Partial and expression indexes

A partial index indexes only rows matching a predicate:

CREATE INDEX orders_open_idx
  ON orders (created_at)
  WHERE status = 'open';

If 95% of orders are archived and queries only touch open ones, this index is smaller and faster than indexing all rows. Partial indexes shine for soft-delete patterns (WHERE deleted_at IS NULL), status queues, and boolean flags that are skewed.

Expression indexes index computed values — lowercase email, JSON fields, date truncations: CREATE INDEX events_day_idx ON events ((created_at::date));. The query must use the same expression in the WHERE clause for the planner to match it.

Reading EXPLAIN plans

Never guess — run EXPLAIN (ANALYZE, BUFFERS) on Postgres or EXPLAIN FORMAT=JSON on MySQL for the actual query with production-like parameters. Red flags:

Seq Scan / ALL on large tables — full table scan. Acceptable for tiny tables; catastrophic at millions of rows unless you need most rows anyway.
Rows estimate vs actual wildly off — stale statistics; run ANALYZE or increase stats targets on skewed columns.
Nested Loop with huge inner loops — missing join index on the inner table's filter column.
Sort on large row sets — consider an index that matches ORDER BY to avoid an in-memory or disk sort.
Bitmap Heap Scan followed by recheck — index used but table visits still costly; covering index may help.

Compare execution time and shared buffers hit before and after index changes. A plan that uses an index but is slower than a seq scan on a 200-row table is normal — the planner chose correctly.

Pair EXPLAIN work with connection pool metrics: faster queries release connections sooner under load, but pathological lock contention from hot index pages is a separate problem addressed by transaction isolation tuning, not more indexes.

Write overhead, bloat, and maintenance

Each secondary index duplicates work on every row change. High-write tables (event logs, ledger entries, click streams) should carry fewer indexes than read-heavy dimension tables. Bulk loads often drop non-essential indexes, load data, then recreate indexes — faster than maintaining trees row by row.

Index bloat accumulates when many updates leave dead leaf pages; REINDEX or pg_repack (Postgres) and OPTIMIZE TABLE (MySQL) reclaim space. Monitor index size vs table size; bloated indexes waste cache.

Unused indexes still cost writes.
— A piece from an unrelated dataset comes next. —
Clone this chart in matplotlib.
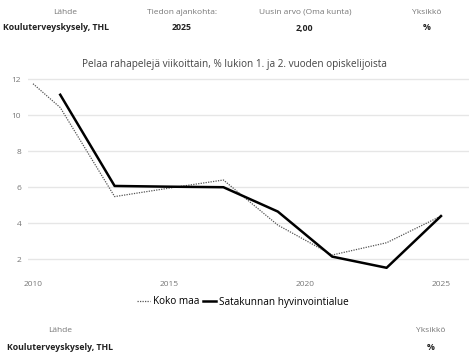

Postgres exposes pg_stat_user_indexes.idx_scan; zero scans over weeks means candidates for removal after confirming no rare reporting job depends on them.

When not to index

Low-cardinality columns alone — boolean is_active on a balanced table often yields a seq scan anyway; combine with selective columns or use partial indexes.
Tiny tables — under a few thousand rows, seq scans are fine.
Columns you never filter or join on — indexes on unreferenced display-only fields waste space.
Leading wildcard LIKE — LIKE '%foo' cannot use a standard B-tree; use trigram (pg_trgm) or full-text indexes.
Over-indexing write-heavy paths — payment and inventory tables need restraint; cache hot reads in Redis after indexing the underlying lookup keys.

Production checklist

Index every foreign-key referencing column used in joins or cascades.
Match compound index column order to equality filters before range/sort columns.
Run EXPLAIN ANALYZE on top ten slow queries from APM logs weekly.
Keep table statistics fresh — automate ANALYZE after large ETL jobs.
Prefer partial indexes for skewed status or soft-delete filters.
Evaluate covering indexes for hot list endpoints with narrow SELECT lists.
Track index scan counts; drop indexes with zero use after a full business cycle.
Load-test write throughput after adding indexes to high-insert tables.
Document index rationale in migration comments — future you will forget why (status, created_at) exists.
Revisit indexes after schema normalization or sharding — join patterns change.

Key takeaways

Indexes are sorted lookup structures — usually B-trees — that avoid full table scans.
Foreign-key columns need indexes on the referencing side for fast joins and integrity checks.
Compound indexes follow the left-prefix rule; column order must match query patterns.
Covering and partial indexes are high-leverage tools for read-heavy, skewed workloads.
EXPLAIN ANALYZE is mandatory; estimates, scan types, and buffer hits tell the real story.
Every index taxes writes — add deliberately, measure, and prune unused keys.